The syilx/Okanagan people
Did you know there is a deeply rooted indigenous culture and community in the Kelowna area? Many people, visitors and residents alike, cross over the William R. Bennett Bridge and don't realize they are on First Nations land, as soon as you cross the bridge you are in fact on Westbank First Nation lands. Beyond the lands that Westbank First Nation resides on, the surrounding areas, including Kelowna, are on the land of the traditional, ancestral, and unceded territory of the syilx/Okanagan people.
Have you ever wondered where the word Okanagan comes from? It is a nsyilxcən (en-seal-x-en) word that is used by the local first people to identify the area and themselves. nsyilxcən is the language spoken by the syilx/Okanagan people. The language is embedded deeply in the sacredness of the land, having an oral history, syilx culture, and heritage is designed to be passed down through storytelling. Although the imposition of the Indian Act in 1876 created barriers to maintaining the language, which led to a decline in language speakers in the Nation. There are language champions throughout the territory who are actively working to revitalize nsyilxcən in efforts to ensure it can be shared with future generations. Local governments, operators, and business have worked with language champions to include language and local artwork in their signage and storefront designs. As you travel through the Okanagan, you will notice different dialects of the nsyilxcən and depending on the area it will include a local flare when spoken. As the language is featured throughout the Okanagan there are many opportunities to learn and pick up a few nsyilxcən words. An interesting fact that you may have noticed is that nsyilxcən does not contain capital letters in its written form.

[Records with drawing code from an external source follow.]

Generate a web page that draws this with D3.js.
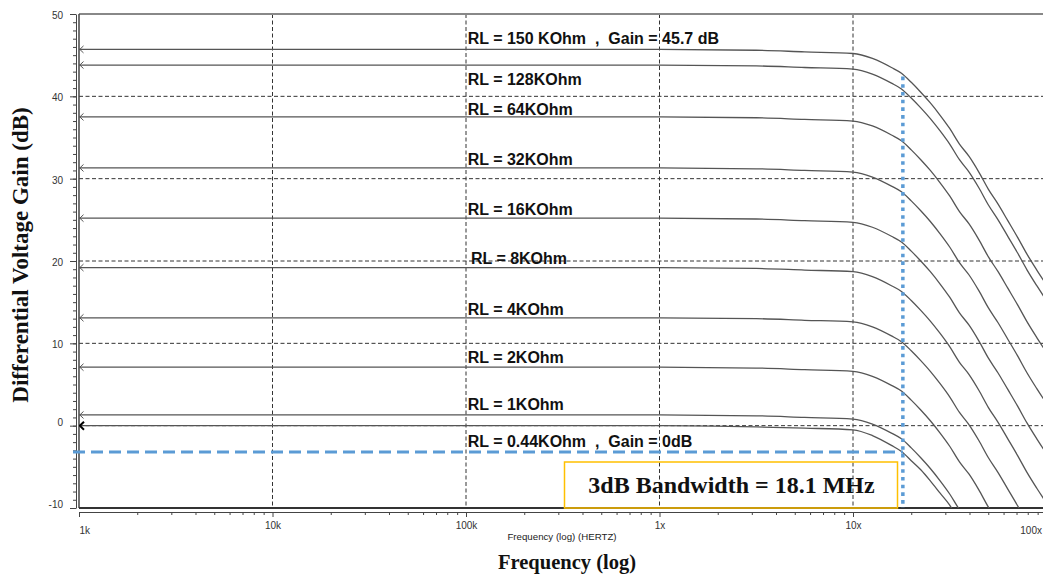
<!DOCTYPE html>
<html>
<head>
<meta charset="utf-8">
<script src="https://cdnjs.cloudflare.com/ajax/libs/d3/7.8.5/d3.min.js"></script>
<style>
  body { margin: 0; background: #fff; }
  .grid line { stroke: #333; stroke-width: 1; stroke-dasharray: 4,2.5; }
  .curve { fill: none; stroke: #555; stroke-width: 1.3; }
  .rl { font-family: "Liberation Sans", Arial, sans-serif; font-weight: bold; font-size: 16px; white-space: pre; fill: #111; }
  .axis text { font-family: "Liberation Sans", Arial, sans-serif; font-size: 10px; fill: #333; }
  .axis path, .axis line { stroke: #444; }
  .big { font-family: "Liberation Serif", "Times New Roman", serif; font-weight: bold; fill: #111; }
</style>
</head>
<body>
<script>
// frequencies (Hz) shared by every load curve
var freqs = [1e3, 1e6, 3.16e6, 5.62e6, 1e7, 1.26e7, 1.58e7, 1.78e7, 2.0e7, 2.24e7, 2.51e7, 2.82e7,
             3.16e7, 3.55e7, 3.98e7, 4.47e7, 5.01e7, 5.62e7, 6.31e7, 7.08e7, 7.94e7, 8.91e7, 1e8];

// gain (dB) of each load
var gain150k = [45.7, 45.7, 45.6, 45.4, 45.2, 44.6, 43.5, 42.8, 41.7, 40.5, 39.2, 37.7, 36.1, 34.2, 32.7, 30.8, 28.7, 26.9, 24.9, 22.9, 20.8, 18.9, 17.1];
var gain128k = [43.8, 43.8, 43.7, 43.5, 43.3, 42.7, 41.6, 40.9, 39.8, 38.6, 37.3, 35.8, 34.2, 32.3, 30.8, 28.9, 26.8, 25.0, 23.0, 21.0, 18.9, 17.0, 15.2];
var gain64k  = [37.5, 37.5, 37.4, 37.2, 37.0, 36.4, 35.3, 34.6, 33.5, 32.3, 31.0, 29.5, 27.9, 26.0, 24.5, 22.6, 20.5, 18.7, 16.7, 14.7, 12.6, 10.7, 8.9];
var gain32k  = [31.3, 31.3, 31.2, 31.0, 30.8, 30.2, 29.1, 28.4, 27.3, 26.1, 24.8, 23.3, 21.7, 19.8, 18.3, 16.4, 14.3, 12.5, 10.5, 8.5, 6.4, 4.5, 2.7];
var gain16k  = [25.2, 25.2, 25.1, 24.9, 24.7, 24.1, 23.0, 22.3, 21.2, 20.0, 18.7, 17.2, 15.6, 13.7, 12.2, 10.3, 8.2, 6.4, 4.4, 2.4, 0.3, -1.6, -3.4];
var gain8k   = [19.2, 19.2, 19.1, 18.9, 18.7, 18.1, 17.0, 16.3, 15.2, 14.0, 12.7, 11.2, 9.6, 7.7, 6.2, 4.3, 2.2, 0.4, -1.6, -3.6, -5.7, -7.6, -9.4];
var gain4k   = [13.1, 13.1, 13.0, 12.8, 12.6, 12.0, 10.9, 10.2, 9.1, 7.9, 6.6, 5.1, 3.5, 1.6, 0.1, -1.8, -3.9, -5.7, -7.7, -9.7, -11.8, -13.7, -15.5];
var gain2k   = [7.1, 7.1, 7.0, 6.8, 6.6, 6.0, 4.9, 4.2, 3.1, 1.9, 0.6, -0.9, -2.5, -4.4, -5.9, -7.8, -9.9, -11.7, -13.7, -15.7, -17.8, -19.7, -21.5];
var gain1k   = [1.3, 1.3, 1.2, 1.0, 0.8, 0.2, -0.9, -1.6, -2.7, -3.9, -5.2, -6.7, -8.3, -10.2, -11.7, -13.6, -15.7, -17.5, -19.5, -21.5, -23.6, -25.5, -27.3];
var gain044k = [0.0, 0.0, -0.15, -0.3, -0.5, -1.2, -2.4, -3.15, -4.25, -5.35, -6.7, -8.2, -9.65, -11.6, -13.4, -15.4, -17.5, -19.4, -21.4, -23.4, -25.5, -27.4, -29.2];

var labelTexts = ["RL = 150 KOhm  ,  Gain = 45.7 dB", "RL = 128KOhm", "RL = 64KOhm", "RL = 32KOhm", "RL = 16KOhm",
                  "RL = 8KOhm", "RL = 4KOhm", "RL = 2KOhm", "RL = 1KOhm", "RL = 0.44KOhm  ,  Gain = 0dB"];
var labelDb = [47.05, 42.07, 38.43, 32.27, 26.2, 20.25, 14.17, 8.34, 2.63, -1.95];

var xTickValues = [1e3, 1e4, 1e5, 1e6, 1e7, 1e8];
var xTickLabels = ["1k", "10k", "100k", "1x", "10x", "100x"];
var yTickValues = [-10, 0, 10, 20, 30, 40, 50];

var bwFreq = 18.1e6, bwDb = -3.2, bwTopDb = 42.4;

var width = 1043, height = 575;

var svg = d3.select("body").append("svg")
    .attr("width", width)
    .attr("height", height);

var x = d3.scaleLog().domain([1e3, 1e8]).range([79, 1046.5]);
var y = d3.scaleLinear().domain([-10, 50]).range([508, 14]);

var series = [gain150k, gain128k, gain64k, gain32k, gain16k, gain8k, gain4k, gain2k, gain1k, gain044k];

svg.append("clipPath").attr("id", "plot")
  .append("rect")
    .attr("x", x(1e3)).attr("y", y(50))
    .attr("width", x(1e8) - x(1e3)).attr("height", y(-10) - y(50));

// dashed grid
var grid = svg.append("g").attr("class", "grid");
grid.selectAll(".h").data([0, 10, 20, 30, 40]).enter().append("line")
    .attr("x1", x(1e3)).attr("x2", x(1e8))
    .attr("y1", function(d) { return y(d); }).attr("y2", function(d) { return y(d); });
grid.selectAll(".v").data([1e4, 1e5, 1e6, 1e7]).enter().append("line")
    .attr("x1", function(d) { return x(d); }).attr("x2", function(d) { return x(d); })
    .attr("y1", y(50)).attr("y2", y(-10));

// frame
svg.append("line").attr("x1", x(1e3)).attr("x2", x(1e8)).attr("y1", y(50)).attr("y2", y(50))
    .attr("stroke", "#888").attr("stroke-width", 2);
svg.append("line").attr("x1", x(1e3)).attr("x2", x(1e3)).attr("y1", y(50)).attr("y2", y(-10))
    .attr("stroke", "#444").attr("stroke-width", 1.5);
svg.append("line").attr("x1", x(1e3)).attr("x2", x(1e8)).attr("y1", y(-10)).attr("y2", y(-10))
    .attr("stroke", "#333").attr("stroke-width", 2);

// y axis
var yAxis = svg.append("g").attr("class", "axis").attr("transform", "translate(76,0)");
yAxis.call(d3.axisLeft(y).tickValues(d3.range(-10, 51, 1)).tickSize(3).tickSizeOuter(0).tickFormat(""));
var yMajor = svg.append("g").attr("class", "axis").attr("transform", "translate(76,0)");
yMajor.call(d3.axisLeft(y).tickValues(yTickValues).tickSize(6).tickSizeOuter(0).tickPadding(7)
    .tickFormat(function(d) { return String(d); }));
yMajor.select(".domain").remove();
yMajor.selectAll("text").attr("dy", function(d) { return d <= 0 ? "-0.05em" : "0.45em"; });

// x axis
var minor = [];
for (var e = 3; e < 8; e++) for (var m = 2; m < 10; m++) minor.push(m * Math.pow(10, e));
var xAxis = svg.append("g").attr("class", "axis").attr("transform", "translate(0,512)");
xAxis.call(d3.axisBottom(x).tickValues(minor).tickSize(3).tickSizeOuter(0).tickFormat(""));
var xMajor = svg.append("g").attr("class", "axis").attr("transform", "translate(0,512)");
xMajor.call(d3.axisBottom(x).tickValues(xTickValues).tickSize(5).tickSizeOuter(0)
    .tickFormat(function(d, i) { return xTickLabels[i]; }));
xMajor.select(".domain").remove();
xMajor.selectAll("text").attr("y", 10);
xMajor.selectAll("text").filter(function(d, i) { return i === 0; }).attr("text-anchor", "start").attr("y", 15);
xMajor.selectAll("text").filter(function(d, i) { return i === xTickValues.length - 1; })
    .attr("text-anchor", "end").attr("y", 15).attr("dx", -5);

svg.append("text")
    .attr("x", 562).attr("y", 540)
    .attr("text-anchor", "middle")
    .attr("font-family", "Liberation Sans, Arial, sans-serif").attr("font-size", 9.7).attr("fill", "#222")
    .text("Frequency (log) (HERTZ)");

// curves
var line = d3.line()
    .x(function(d, i) { return x(freqs[i]); })
    .y(function(d) { return y(d); })
    .curve(d3.curveMonotoneX);

var curves = svg.append("g").attr("clip-path", "url(#plot)");
series.forEach(function(s, k) {
  var bold = k === series.length - 1;
  curves.append("path").attr("class", "curve")
      .attr("d", line(s))
      .attr("stroke", bold ? "#000" : (k === 1 ? "#222" : "#555"))
      .attr("stroke-width", bold ? 2.2 : 1.3);
  var x0 = x(freqs[0]), y0 = y(s[0]);
  curves.append("path")
      .attr("d", "M" + (x0 + (bold ? 5 : 4.5)) + "," + (y0 - (bold ? 4 : 3.5)) + "L" + (x0 + 0.8) + "," + y0 +
                 "L" + (x0 + (bold ? 5 : 4.5)) + "," + (y0 + (bold ? 4 : 3.5)))
      .attr("fill", "none")
      .attr("stroke", bold ? "#000" : "#555")
      .attr("stroke-width", bold ? 2 : 1);
});

// curve labels
svg.selectAll(".rl").data(labelTexts).enter().append("text")
    .attr("class", "rl")
    .attr("x", function(d, i) { return x(i === 5 ? 1.06e5 : 1.02e5); })
    .attr("y", function(d, i) { return y(labelDb[i]); })
    .attr("dominant-baseline", "central")
    .text(function(d) { return d; });

// 3 dB markers
svg.append("line")
    .attr("x1", x(1e3) - 6).attr("x2", x(bwFreq))
    .attr("y1", y(bwDb)).attr("y2", y(bwDb))
    .attr("stroke", "#5B9BD5").attr("stroke-width", 3).attr("stroke-dasharray", "12,6");
svg.append("line")
    .attr("x1", x(bwFreq)).attr("x2", x(bwFreq))
    .attr("y1", y(bwTopDb)).attr("y2", y(-10))
    .attr("stroke", "#5B9BD5").attr("stroke-width", 3.5).attr("stroke-dasharray", "3.6,4.1");

svg.append("rect")
    .attr("x", 564.5).attr("y", 462)
    .attr("width", 333).attr("height", y(-10) - 462)
    .attr("fill", "none").attr("stroke", "#FFC000").attr("stroke-width", 1.5);
svg.append("text").attr("class", "big")
    .attr("x", 731.5).attr("y", 485)
    .attr("text-anchor", "middle").attr("dominant-baseline", "central")
    .attr("font-size", 24)
    .text("3dB Bandwidth = 18.1 MHz");

// axis titles
svg.append("text").attr("class", "big")
    .attr("x", 567).attr("y", 569)
    .attr("text-anchor", "middle")
    .attr("font-size", 20.5)
    .text("Frequency (log)");
svg.append("text").attr("class", "big")
    .attr("transform", "translate(20,255) rotate(-90)")
    .attr("text-anchor", "middle").attr("dominant-baseline", "central")
    .attr("font-size", 23)
    .text("Differential Voltage Gain (dB)");
</script>
</body>
</html>
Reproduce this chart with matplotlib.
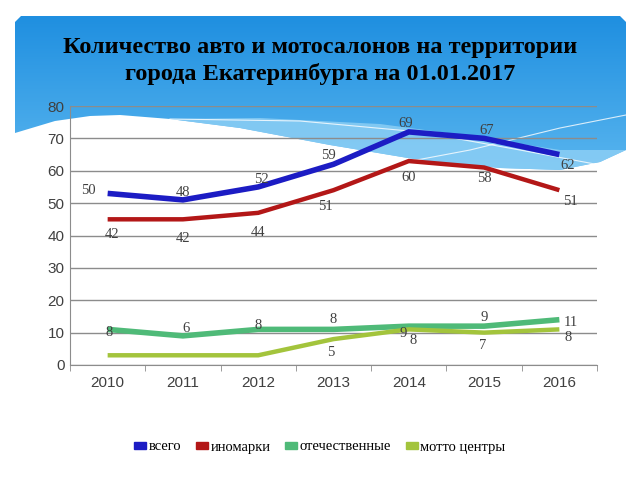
import numpy as np
import matplotlib.pyplot as plt
from matplotlib.patches import PathPatch
from matplotlib.path import Path
from matplotlib.colors import LinearSegmentedColormap

# Data
years = ['2010', '2011', '2012', '2013', '2014', '2015', '2016']
vsego = [53, 51, 55, 62, 72, 70, 65]
inomarki = [45, 45, 47, 54, 63, 61, 54]
otech = [11, 9, 11, 11, 12, 12, 14]
motto = [3, 3, 3, 8, 11, 10, 11]

# data labels as printed on the chart
vsego_lbl = ['50', '48', '52', '59', '69', '67', '62']
inomarki_lbl = ['42', '42', '44', '51', '60', '58', '51']
otech_lbl = ['8', '6', '8', '8', '9', '9', '11']
motto_lbl = ['', '', '', '5', '8', '7', '8']

names = ['всего', 'иномарки', 'отечественные', 'мотто центры']
colors = ['#1c1cc4', '#b31717', '#4fba78', '#a3c43c']

W, H = 640, 480
fig = plt.figure(figsize=(6.4, 4.8), dpi=100)
fig.patch.set_facecolor('white')

# background banner, pixel coordinates
bg = fig.add_axes([0, 0, 1, 1], zorder=0)
bg.set_xlim(0, W)
bg.set_ylim(H, 0)
bg.axis('off')

outline = [(15, 133), (15, 22), (21, 16), (620, 16), (626, 22), (626, 150)]
bottom = [(600, 162), (560, 170), (500, 168), (420, 160), (330, 145),
          (240, 128), (170, 119), (120, 115), (90, 116), (55, 121), (15, 133)]
banner = PathPatch(Path(outline + bottom), facecolor='none', edgecolor='none')
bg.add_patch(banner)
grad = np.linspace(0, 1, 256).reshape(-1, 1)
cmap = LinearSegmentedColormap.from_list('b', ['#1f8fe0', '#5ab6ef'])
im = bg.imshow(grad, cmap=cmap, extent=(0, W, 175, 16), aspect='auto', zorder=1)
im.set_clip_path(banner)

# lighter wave band
band = [(170, 119), (260, 118), (380, 124), (470, 136), (560, 150), (626, 150),
        (600, 162), (560, 170), (500, 168), (420, 160), (330, 145), (240, 128)]
bg.add_patch(PathPatch(Path(band + [(170, 119)]), facecolor='#8fd0f5',
                       edgecolor='none', alpha=0.8, zorder=2))
bg.plot([170, 300, 420, 520, 600], [119, 121, 132, 150, 165],
        color='white', lw=0.8, alpha=0.8, zorder=3)
bg.plot([390, 470, 560, 626], [165, 150, 128, 115],
        color='white', lw=0.8, alpha=0.8, zorder=3)

title_kw = dict(ha='center', va='center', fontsize=17.5, fontweight='bold',
                family='Liberation Serif', color='black')
fig.text(0.5, 1 - 47 / H, 'Количество авто и мотосалонов на территории', **title_kw)
fig.text(0.5, 1 - 74 / H, 'города Екатеринбурга на 01.01.2017', **title_kw)

ax = fig.add_axes([70 / W, 1 - 365 / H, 527 / W, 259 / H], zorder=5)
ax.patch.set_alpha(0)
x = np.arange(len(years))
series = [vsego, inomarki, otech, motto]
widths = [4, 3.2, 4, 3.2]
for s, c, lw in zip(series, colors, widths):
    ax.plot(x, s, color=c, lw=lw, solid_capstyle='butt', solid_joinstyle='miter')

ax.set_xlim(-0.5, 6.5)
ax.set_ylim(0, 80)
ax.set_yticks(range(0, 81, 10))
ax.yaxis.grid(True, color='#8c8c8c', lw=1)
ax.set_axisbelow(True)
ax.set_xticks(x)
ax.set_xticklabels(years)
ax.set_xticks(np.arange(-0.5, 7, 1), minor=True)
ax.tick_params(axis='x', which='major', length=0, pad=8)
ax.tick_params(axis='x', which='minor', length=4, color='#8c8c8c')
ax.tick_params(axis='y', length=0, pad=4)
for lab in ax.get_xticklabels() + ax.get_yticklabels():
    lab.set_family('Liberation Sans')
    lab.set_fontsize(11)
    lab.set_color('#404040')
for sp in ['top', 'right']:
    ax.spines[sp].set_visible(False)
ax.spines['left'].set_color('#8c8c8c')
ax.spines['bottom'].set_color('#8c8c8c')

# data label offsets (points)
offs = {
    0: [(-14, 2), (0, 5), (2, 5), (-4, 6), (-2, 6), (2, 6), (6, -8)],
    1: [(3, -11), (0, -14), (0, -14), (-6, -12), (0, -12), (0, -8), (8, -8)],
    2: [(1, -2), (2, 5), (0, 3), (0, 7), (-4, -5), (0, 6), (8, -2)],
    3: [(0, 0), (0, 0), (0, 0), (-2, -10), (3, -8), (-1, -9), (6, -6)],
}
labels = [vsego_lbl, inomarki_lbl, otech_lbl, motto_lbl]
for i, (s, lbls) in enumerate(zip(series, labels)):
    for j, t in enumerate(lbls):
        if not t:
            continue
        ax.annotate(t, (x[j], s[j]), xytext=offs[i][j], textcoords='offset points',
                    ha='center', va='center', fontsize=10.5,
                    family='Liberation Serif', color='#404040')

# legend
handles = [plt.Rectangle((0, 0), 1, 1, color=c) for c in colors]
fig.legend(handles, names, loc='center', bbox_to_anchor=(0.5, 1 - 447 / H),
           ncol=4, frameon=False, prop={'family': 'Liberation Serif', 'size': 10.5},
           handlelength=0.8, handleheight=0.4, handletextpad=0.2, columnspacing=1.0)

fig.savefig('out.png', dpi=100)
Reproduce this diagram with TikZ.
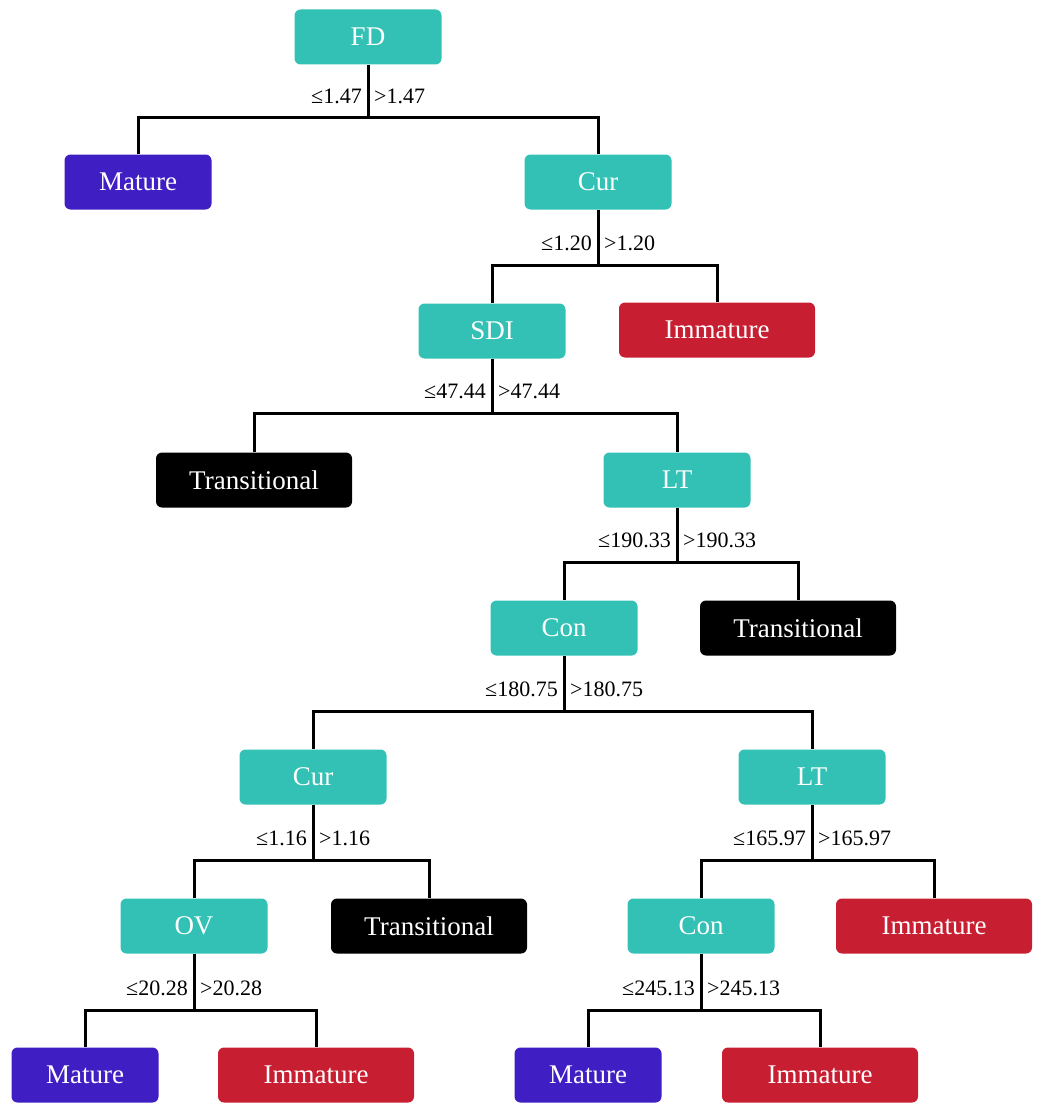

Sensisyusten House of Learning
Westbank First Nation
Westbank First Nation (WFN) is one of eight communities that make up the Okanagan Nation, a traditional territory that extends over 69,000km, ranging from Revelstoke to Washington. A remarkably interesting fact about WFN is that they are self-governing. They are not ruled under the Indian Act, they have their own complex system of laws that allow them to govern their five reserve parcels that total over 5300 acres. This process took place on April 5, 2005 and helps WFN create economic prosperity. There are over 500 thriving businesses operating on WFN lands, making the community a very desirable place to live and visit.
sncewips Heritage Museum
sncəwips Heritage Museum
Included in the many businesses is sncəwips (sen-schweeps) Heritage Museum. A must see for visitors and locals. The space is dedicated to the preservation and restoration of syilx history. Exhibits feature historic art and artifact collections. As the syilx culture has been passed down over generations through oral history, a tour is highly recommended. The guides will share oral stories, historic events and an indigenous perspective on Canadian history. In practicing safe protocols surrounding Covid-19, tours are being offered via zoom and can be enjoyed from the comfort of home.
Remember, the next time you decide to explore this beautiful area, you are experiencing a place with deep rooted history and a strong sense of culture and community. Learning about the Okanagan people will help you truly experience the Okanagan.